_WRITTEN PROBLEM_
Provide an exact copy of the data, excluding the images.
::: SUPPLIED MATERIAL :::
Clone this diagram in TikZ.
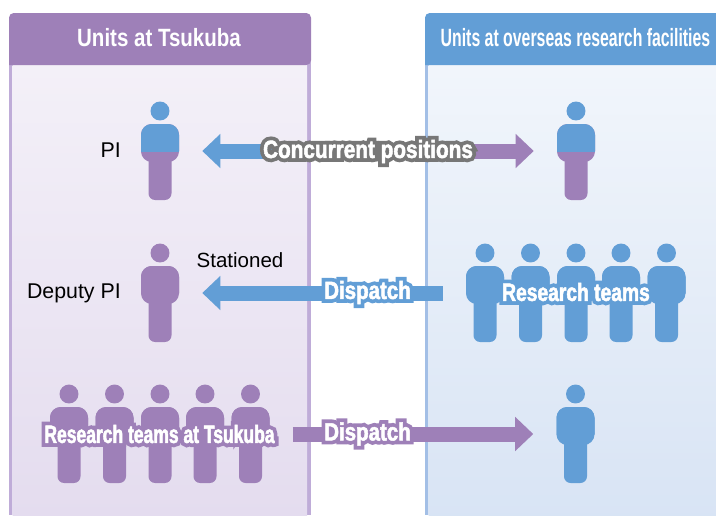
\documentclass[tikz,border=0pt]{standalone}
\usepackage{fontspec}
\setmainfont{Liberation Sans}
\usetikzlibrary{arrows.meta}
\definecolor{purpleUnit}{HTML}{9E80B8}
\definecolor{blueUnit}{HTML}{629ED6}
\definecolor{purpleEdge}{HTML}{BFACD8}
\definecolor{blueEdge}{HTML}{A3BFE6}
\definecolor{haloGray}{HTML}{777777}
\newcommand{\halotext}[3]{\makebox[0pt]{\bfseries\addfontfeature{FakeStretch=#1,FakeBold=32}\color{#2}#3}\makebox[0pt]{\bfseries\addfontfeature{FakeStretch=#1,FakeBold=2}\color{white}#3}}
\newcommand{\person}[5]{
\node[figure] (#1) at (#2, #3) {};
\fill[#5, rounded corners=5pt] (#2-11.5, #3-5) rectangle (#2+11.5, #3+49);
\fill[#5, rounded corners=8pt] (#2-19, #3-27) rectangle (#2+19, #3+11);
\begin{scope}
\clip (#2-30, #3-52) rectangle (#2+30, #3);
\fill[#4] (#2, #3-40) circle (7.1pt);
\fill[#4, rounded corners=8pt] (#2-19, #3-27) rectangle (#2+19, #3+11);
\end{scope}
}
\tikzset{
figure/.style={minimum width=28.5pt, minimum height=74pt, inner sep=0pt},
blockarrow/.style={line width=11.25pt, -{Triangle[length=13.5pt, width=24.75pt]}, shorten >=17.25pt},
plainlabel/.style={font=\fontsize{16pt}{18pt}\selectfont, inner sep=0pt},
taglabel/.style={font=\fontsize{18.75pt}{20pt}\selectfont, inner sep=0pt},
headlabel/.style={text=white, font=\fontsize{18.75pt}{20pt}\selectfont\bfseries, inner sep=0pt},
}
\begin{document}
\begin{tikzpicture}[x=0.75pt, y=-0.75pt]
\useasboundingbox (0, 0) rectangle (716, 515);
\clip (0, 0) rectangle (716, 515);
% left panel
\fill[purpleEdge] (9, 60) rectangle (311, 515);
\shade[top color=purpleEdge!18!white, bottom color=purpleEdge!42!white] (12.5, 65) rectangle (307, 515);
\fill[purpleUnit, rounded corners=3.5pt] (9, 65) -- (9, 13) -- (311, 13) -- (311, 65) [sharp corners] -- cycle;
% right panel
\fill[blueEdge] (425, 60) rectangle (722, 515);
\shade[top color=blueEdge!15!white, bottom color=blueEdge!42!white] (428.5, 65) rectangle (722, 515);
\fill[blueUnit, rounded corners=3.5pt] (425, 65) -- (425, 13) -- (722, 13) -- (722, 65) [sharp corners] -- cycle;
\node[headlabel] (headL) at (159, 38) {\addfontfeature{FakeStretch=0.82}Units at Tsukuba};
\node[headlabel] (headR) at (575.5, 38) {\addfontfeature{FakeStretch=0.634}Units at overseas research facilities};
% people
\person{pi}{160}{151}{blueUnit}{purpleUnit}
\person{piR}{576}{151}{blueUnit}{purpleUnit}
\person{deputy}{160}{293}{purpleUnit}{purpleUnit}
\foreach \n/\px in {1/69, 2/114.5, 3/160, 4/205, 5/250.5} {
\person{teamL\n}{\px}{434}{purpleUnit}{purpleUnit}
}
\foreach \n/\px in {1/485, 2/530.5, 3/576, 4/621, 5/666.5} {
\person{teamR\n}{\px}{293}{blueUnit}{blueUnit}
}
\person{visitor}{575.5}{434}{blueUnit}{blueUnit}
% arrows
\coordinate (split) at (368, 151);
\draw[blockarrow, blueUnit] (split) -- (pi.east);
\draw[blockarrow, purpleUnit] (split) -- (piR.west);
\draw[blockarrow, blueUnit, shorten <=17.25pt] (teamR1.west) -- (deputy.east);
\draw[blockarrow, purpleUnit, shorten <=17.25pt] (teamL5.east) -- (visitor.west);
% labels
\node[plainlabel, anchor=east] (piText) at (121, 150) {PI};
\node[plainlabel, anchor=east] (deputyText) at (121, 293) {Deputy PI};
\node[plainlabel, font=\fontsize{15.4pt}{18pt}\selectfont] (stationed) at (240, 260) {Stationed};
\node[taglabel] (concurrent) at (368, 151.5) {\halotext{0.83}{haloGray}{Concurrent positions}};
\node[taglabel] (dispatchA) at (367.5, 292.5) {\halotext{0.82}{blueUnit}{Dispatch}};
\node[taglabel] (dispatchB) at (367.5, 434) {\halotext{0.82}{purpleUnit}{Dispatch}};
\node[taglabel] (teamsR) at (576, 292) {\halotext{0.77}{blueUnit}{Research teams}};
\node[taglabel] (teamsL) at (159.5, 434) {\halotext{0.70}{purpleUnit}{Research teams at Tsukuba}};
\end{tikzpicture}
\end{document}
:::
_RESPONSE_
Clone this diagram in TikZ.
\documentclass[tikz,border=0pt]{standalone}
\usepackage{fontspec}
\setmainfont{Liberation Sans}
\usetikzlibrary{arrows.meta}
\definecolor{purpleUnit}{HTML}{9E80B8}
\definecolor{blueUnit}{HTML}{629ED6}
\definecolor{purpleEdge}{HTML}{BFACD8}
\definecolor{blueEdge}{HTML}{A3BFE6}
\definecolor{haloGray}{HTML}{777777}
\newcommand{\halotext}[3]{\makebox[0pt]{\bfseries\addfontfeature{FakeStretch=#1,FakeBold=32}\color{#2}#3}\makebox[0pt]{\bfseries\addfontfeature{FakeStretch=#1,FakeBold=2}\color{white}#3}}
\newcommand{\person}[5]{
\node[figure] (#1) at (#2, #3) {};
\fill[#5, rounded corners=5pt] (#2-11.5, #3-5) rectangle (#2+11.5, #3+49);
\fill[#5, rounded corners=8pt] (#2-19, #3-27) rectangle (#2+19, #3+11);
\begin{scope}
\clip (#2-30, #3-52) rectangle (#2+30, #3);
\fill[#4] (#2, #3-40) circle (7.1pt);
\fill[#4, rounded corners=8pt] (#2-19, #3-27) rectangle (#2+19, #3+11);
\end{scope}
}
\tikzset{
figure/.style={minimum width=28.5pt, minimum height=74pt, inner sep=0pt},
blockarrow/.style={line width=11.25pt, -{Triangle[length=13.5pt, width=24.75pt]}, shorten >=17.25pt},
plainlabel/.style={font=\fontsize{16pt}{18pt}\selectfont, inner sep=0pt},
taglabel/.style={font=\fontsize{18.75pt}{20pt}\selectfont, inner sep=0pt},
headlabel/.style={text=white, font=\fontsize{18.75pt}{20pt}\selectfont\bfseries, inner sep=0pt},
}
\begin{document}
\begin{tikzpicture}[x=0.75pt, y=-0.75pt]
\useasboundingbox (0, 0) rectangle (716, 515);
\clip (0, 0) rectangle (716, 515);
% left panel
\fill[purpleEdge] (9, 60) rectangle (311, 515);
\shade[top color=purpleEdge!18!white, bottom color=purpleEdge!42!white] (12.5, 65) rectangle (307, 515);
\fill[purpleUnit, rounded corners=3.5pt] (9, 65) -- (9, 13) -- (311, 13) -- (311, 65) [sharp corners] -- cycle;
% right panel
\fill[blueEdge] (425, 60) rectangle (722, 515);
\shade[top color=blueEdge!15!white, bottom color=blueEdge!42!white] (428.5, 65) rectangle (722, 515);
\fill[blueUnit, rounded corners=3.5pt] (425, 65) -- (425, 13) -- (722, 13) -- (722, 65) [sharp corners] -- cycle;
\node[headlabel] (headL) at (159, 38) {\addfontfeature{FakeStretch=0.82}Units at Tsukuba};
\node[headlabel] (headR) at (575.5, 38) {\addfontfeature{FakeStretch=0.634}Units at overseas research facilities};
% people
\person{pi}{160}{151}{blueUnit}{purpleUnit}
\person{piR}{576}{151}{blueUnit}{purpleUnit}
\person{deputy}{160}{293}{purpleUnit}{purpleUnit}
\foreach \n/\px in {1/69, 2/114.5, 3/160, 4/205, 5/250.5} {
\person{teamL\n}{\px}{434}{purpleUnit}{purpleUnit}
}
\foreach \n/\px in {1/485, 2/530.5, 3/576, 4/621, 5/666.5} {
\person{teamR\n}{\px}{293}{blueUnit}{blueUnit}
}
\person{visitor}{575.5}{434}{blueUnit}{blueUnit}
% arrows
\coordinate (split) at (368, 151);
\draw[blockarrow, blueUnit] (split) -- (pi.east);
\draw[blockarrow, purpleUnit] (split) -- (piR.west);
\draw[blockarrow, blueUnit, shorten <=17.25pt] (teamR1.west) -- (deputy.east);
\draw[blockarrow, purpleUnit, shorten <=17.25pt] (teamL5.east) -- (visitor.west);
% labels
\node[plainlabel, anchor=east] (piText) at (121, 150) {PI};
\node[plainlabel, anchor=east] (deputyText) at (121, 293) {Deputy PI};
\node[plainlabel, font=\fontsize{15.4pt}{18pt}\selectfont] (stationed) at (240, 260) {Stationed};
\node[taglabel] (concurrent) at (368, 151.5) {\halotext{0.83}{haloGray}{Concurrent positions}};
\node[taglabel] (dispatchA) at (367.5, 292.5) {\halotext{0.82}{blueUnit}{Dispatch}};
\node[taglabel] (dispatchB) at (367.5, 434) {\halotext{0.82}{purpleUnit}{Dispatch}};
\node[taglabel] (teamsR) at (576, 292) {\halotext{0.77}{blueUnit}{Research teams}};
\node[taglabel] (teamsL) at (159.5, 434) {\halotext{0.70}{purpleUnit}{Research teams at Tsukuba}};
\end{tikzpicture}
\end{document}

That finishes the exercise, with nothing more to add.